C’est peu dire par rapport à l’engouement que provoque cette figure emblématique d’homme mouche et Valérie Lesort, comme Christian Hecq n’y ont pas échappé. La première, plasticienne de formation, collaboratrice de Besson, Rappeneau, Durringer, Ribes, avant de s’associer viscéralement à son compagnon, le comédien belge Christian Hecq. Ce dernier, sociétaire de la Comédie-Française, maintes fois primé aux Molières, a connu le succès dans le théâtre privé, comme public, au cinéma et à la télévision. De fait, d’influences diverses, chez Lesort et Hecq, on s’éloigne plutôt pas mal des références associées à ce célèbre « thérianthrope ». À tort ou à raison, car s’il est toujours grisant de voir de nouvelles interprétations des classiques, il est de mise de conserver le propos en filigrane, celui caché, qui tient la portée symbolique d’une œuvre. Ici, c’est sous une couverture boulevardesque, caricaturale, voire bouffonne, que ce débat est malheureusement enseveli.

Aussi, si le duo conserve l’obscur, le glauque et le morbide de la fable source, il en vient à changer l’histoire, proposer une relecture burlesque du récit de George Langelaan. Pourquoi pas ? Mais face à ce méli-mélo d’ingrédients, chinés chez les Bidochon, les Deschiens, ou dans l’épisode La soucoupe et le perroquet de l’émission Strip-Tease (1993), on a du mal à retrouver la force symbolique du récit original qui, comme dans Elephant Man, dessine la vulnérabilité de ce que la société nomme « monstre ».

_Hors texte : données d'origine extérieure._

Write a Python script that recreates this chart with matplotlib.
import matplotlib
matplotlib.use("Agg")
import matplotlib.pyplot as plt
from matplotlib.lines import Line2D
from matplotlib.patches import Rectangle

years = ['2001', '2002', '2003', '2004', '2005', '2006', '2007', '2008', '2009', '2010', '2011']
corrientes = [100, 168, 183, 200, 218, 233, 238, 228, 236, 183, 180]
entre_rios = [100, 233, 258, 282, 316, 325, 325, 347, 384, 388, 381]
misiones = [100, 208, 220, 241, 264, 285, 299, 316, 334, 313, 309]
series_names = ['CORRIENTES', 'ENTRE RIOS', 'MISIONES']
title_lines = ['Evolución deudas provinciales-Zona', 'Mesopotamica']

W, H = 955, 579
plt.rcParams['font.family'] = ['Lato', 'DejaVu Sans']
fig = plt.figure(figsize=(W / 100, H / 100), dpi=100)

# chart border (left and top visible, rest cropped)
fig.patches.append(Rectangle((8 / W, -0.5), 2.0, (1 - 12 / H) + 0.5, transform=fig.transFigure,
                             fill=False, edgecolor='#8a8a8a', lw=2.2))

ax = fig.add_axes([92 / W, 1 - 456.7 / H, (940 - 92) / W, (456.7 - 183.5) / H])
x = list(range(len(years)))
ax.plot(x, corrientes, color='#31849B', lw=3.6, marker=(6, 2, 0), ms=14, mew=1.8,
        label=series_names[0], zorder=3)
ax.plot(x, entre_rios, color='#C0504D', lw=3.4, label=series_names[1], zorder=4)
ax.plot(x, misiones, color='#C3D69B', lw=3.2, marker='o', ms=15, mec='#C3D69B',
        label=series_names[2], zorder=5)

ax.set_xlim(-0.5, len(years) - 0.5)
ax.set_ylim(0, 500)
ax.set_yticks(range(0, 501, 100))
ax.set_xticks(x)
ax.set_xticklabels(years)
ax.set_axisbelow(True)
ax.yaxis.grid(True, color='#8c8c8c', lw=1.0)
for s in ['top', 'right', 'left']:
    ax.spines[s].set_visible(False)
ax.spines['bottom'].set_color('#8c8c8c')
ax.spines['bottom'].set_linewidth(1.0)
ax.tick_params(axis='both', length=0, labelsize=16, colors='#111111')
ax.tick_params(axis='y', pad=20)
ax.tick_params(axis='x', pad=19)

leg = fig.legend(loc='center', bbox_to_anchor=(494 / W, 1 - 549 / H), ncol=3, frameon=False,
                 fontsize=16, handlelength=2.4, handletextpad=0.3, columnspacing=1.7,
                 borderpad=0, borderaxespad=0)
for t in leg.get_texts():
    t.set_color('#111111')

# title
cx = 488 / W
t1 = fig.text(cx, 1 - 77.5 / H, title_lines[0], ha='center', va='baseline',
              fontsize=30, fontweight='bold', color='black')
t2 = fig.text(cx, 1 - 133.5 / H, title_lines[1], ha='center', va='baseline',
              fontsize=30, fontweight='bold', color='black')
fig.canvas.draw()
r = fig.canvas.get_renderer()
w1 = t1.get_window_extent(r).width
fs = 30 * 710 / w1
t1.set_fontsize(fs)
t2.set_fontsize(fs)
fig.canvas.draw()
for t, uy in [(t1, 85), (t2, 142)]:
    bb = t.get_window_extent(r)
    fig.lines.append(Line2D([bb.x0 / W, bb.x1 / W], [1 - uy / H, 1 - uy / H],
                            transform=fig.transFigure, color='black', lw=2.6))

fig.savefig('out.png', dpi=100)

Ici, dans un village paumé, au cœur des années 60, Robert (Christian Hecq), le personnage principal, est un vieux garçon, déficient et dément, élaborant un téléport dans sa chambre/garage. Couvé par Odette, sa mère (Christine Murillo), avide de potins, hypocrite au demeurant, qui vit tout à côté dans une caravane avec son petit chien, ce scientifique du dimanche va d’expérience en expérience, plus ou moins fructueuses, trouver le moyen de se téléporter, pour de vrai. Petit problème : une mouche s’est infiltrée dans le téléport avec lui…

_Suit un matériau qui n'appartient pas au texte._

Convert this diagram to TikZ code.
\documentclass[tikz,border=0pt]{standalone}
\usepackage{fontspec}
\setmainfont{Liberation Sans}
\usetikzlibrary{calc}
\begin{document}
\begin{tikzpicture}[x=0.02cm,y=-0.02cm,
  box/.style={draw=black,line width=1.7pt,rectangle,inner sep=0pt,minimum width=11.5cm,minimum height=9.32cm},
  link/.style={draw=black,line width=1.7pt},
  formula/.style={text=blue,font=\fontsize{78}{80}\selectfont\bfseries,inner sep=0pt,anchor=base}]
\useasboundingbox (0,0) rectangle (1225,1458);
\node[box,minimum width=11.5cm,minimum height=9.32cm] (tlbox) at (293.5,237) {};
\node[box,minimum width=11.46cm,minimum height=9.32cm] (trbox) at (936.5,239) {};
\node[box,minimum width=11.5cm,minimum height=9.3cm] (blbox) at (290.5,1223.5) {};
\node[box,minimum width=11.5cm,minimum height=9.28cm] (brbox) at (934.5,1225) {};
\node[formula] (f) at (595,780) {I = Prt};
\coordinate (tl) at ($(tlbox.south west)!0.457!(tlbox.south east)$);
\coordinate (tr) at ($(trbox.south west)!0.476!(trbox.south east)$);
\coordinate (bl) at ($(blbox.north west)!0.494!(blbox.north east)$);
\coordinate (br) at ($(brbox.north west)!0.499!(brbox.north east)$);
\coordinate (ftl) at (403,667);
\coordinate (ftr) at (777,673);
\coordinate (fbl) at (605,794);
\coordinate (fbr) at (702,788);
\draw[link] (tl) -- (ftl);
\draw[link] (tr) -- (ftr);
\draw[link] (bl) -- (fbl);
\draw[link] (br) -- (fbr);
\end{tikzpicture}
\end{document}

Si les premières minutes sont relativement molles, le temps d’absorber le décor (Audrey Vuong) plutôt grandiose, la suite plonge dans du théâtre de boulevard, gras de sur-articulation et gesticulation. Ce n’est qu’après la transformation de Robert que l’ambiance change et qu’on retrouve les lignes de fuite d’antan, devant cet homme-mouche, répugnant, diabolique et monstrueux que fait Christian Hecq.

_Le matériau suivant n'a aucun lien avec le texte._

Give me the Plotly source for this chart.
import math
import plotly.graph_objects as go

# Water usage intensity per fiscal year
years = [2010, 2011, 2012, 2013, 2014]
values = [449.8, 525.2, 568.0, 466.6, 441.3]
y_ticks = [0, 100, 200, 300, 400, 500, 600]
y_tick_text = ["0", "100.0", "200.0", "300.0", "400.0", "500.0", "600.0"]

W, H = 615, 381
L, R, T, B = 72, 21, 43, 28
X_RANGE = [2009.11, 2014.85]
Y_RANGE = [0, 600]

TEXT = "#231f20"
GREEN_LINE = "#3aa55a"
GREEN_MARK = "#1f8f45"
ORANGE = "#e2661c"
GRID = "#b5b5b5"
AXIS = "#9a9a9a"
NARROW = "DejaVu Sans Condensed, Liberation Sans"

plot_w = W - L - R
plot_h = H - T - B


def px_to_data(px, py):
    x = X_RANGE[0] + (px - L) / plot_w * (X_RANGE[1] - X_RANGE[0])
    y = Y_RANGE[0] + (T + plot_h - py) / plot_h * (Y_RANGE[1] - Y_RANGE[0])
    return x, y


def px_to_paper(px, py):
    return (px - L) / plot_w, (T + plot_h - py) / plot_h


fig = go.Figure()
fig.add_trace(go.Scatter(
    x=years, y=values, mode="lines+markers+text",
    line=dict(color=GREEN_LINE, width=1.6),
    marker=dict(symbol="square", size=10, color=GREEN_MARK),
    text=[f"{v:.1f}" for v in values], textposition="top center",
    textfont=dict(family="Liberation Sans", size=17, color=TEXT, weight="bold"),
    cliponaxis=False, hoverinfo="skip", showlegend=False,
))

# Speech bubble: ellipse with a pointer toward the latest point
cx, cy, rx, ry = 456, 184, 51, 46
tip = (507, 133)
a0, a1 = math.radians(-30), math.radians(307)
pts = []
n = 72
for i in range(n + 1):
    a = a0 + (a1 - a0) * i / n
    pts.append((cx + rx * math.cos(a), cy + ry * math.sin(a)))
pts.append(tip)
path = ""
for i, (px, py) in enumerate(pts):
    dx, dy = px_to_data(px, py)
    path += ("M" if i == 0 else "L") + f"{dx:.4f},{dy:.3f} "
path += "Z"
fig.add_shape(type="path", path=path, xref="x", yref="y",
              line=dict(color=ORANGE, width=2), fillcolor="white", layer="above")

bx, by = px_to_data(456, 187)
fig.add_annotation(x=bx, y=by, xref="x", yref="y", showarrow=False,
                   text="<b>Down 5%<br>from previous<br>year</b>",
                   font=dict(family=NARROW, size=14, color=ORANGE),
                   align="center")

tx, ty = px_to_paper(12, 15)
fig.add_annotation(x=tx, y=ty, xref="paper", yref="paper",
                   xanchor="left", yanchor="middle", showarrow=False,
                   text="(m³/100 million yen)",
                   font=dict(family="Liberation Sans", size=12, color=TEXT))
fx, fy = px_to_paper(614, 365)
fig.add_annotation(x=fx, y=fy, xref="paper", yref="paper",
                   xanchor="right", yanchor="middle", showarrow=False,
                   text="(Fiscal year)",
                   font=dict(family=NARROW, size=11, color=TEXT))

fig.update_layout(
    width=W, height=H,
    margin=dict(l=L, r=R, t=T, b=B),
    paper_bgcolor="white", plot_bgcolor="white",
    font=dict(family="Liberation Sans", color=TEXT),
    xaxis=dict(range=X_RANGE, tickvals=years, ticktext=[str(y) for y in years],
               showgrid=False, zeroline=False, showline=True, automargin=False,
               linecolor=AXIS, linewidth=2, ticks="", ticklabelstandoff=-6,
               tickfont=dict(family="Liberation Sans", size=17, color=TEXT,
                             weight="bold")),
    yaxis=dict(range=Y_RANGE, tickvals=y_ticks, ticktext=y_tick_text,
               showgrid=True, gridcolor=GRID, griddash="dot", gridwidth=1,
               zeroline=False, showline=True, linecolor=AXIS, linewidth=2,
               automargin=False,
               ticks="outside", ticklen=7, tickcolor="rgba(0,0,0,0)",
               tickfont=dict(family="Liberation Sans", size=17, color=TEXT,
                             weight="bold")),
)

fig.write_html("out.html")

L’aspect premier degré de la nouvelle de Langelaan, écrite pour faire peur, comme un roman policier plein d’angoisse et de suspense, est majoritairement effacé pour laisser place au rire. Ce que Cronenberg avait plutôt bien absorbé dans son film, en y ajoutant le glamour d’une histoire d’amour bravant toutes les différences – une morale à la Belle et la Bête –, Lesort et Hecq le bafouent au profit d’une pièce rigolote mais moins profonde.

Il y a dans La Mouche tous les ingrédients d’un bon spectacle mais la semoule ne gonfle pas… Hormis, Christian Hecq, étrange, effrayant, bon, et ce décor incroyablement saisissant, cette incartade au théâtre, de ce chef-d’œuvre de la littérature de genre, ne convainc qu’à moitié. On a bien compris l’idée de téléporter le roman noir en farce, et là devant, quand les puristes crieront au « dommage », les autres riront à gorge déployée. Le crime profite toujours à quelqu’un… Enfin, cette Mouche ressemble à du théâtre de série B, sans péjorative dans le terme, qui plaira tout de même à qui de droit.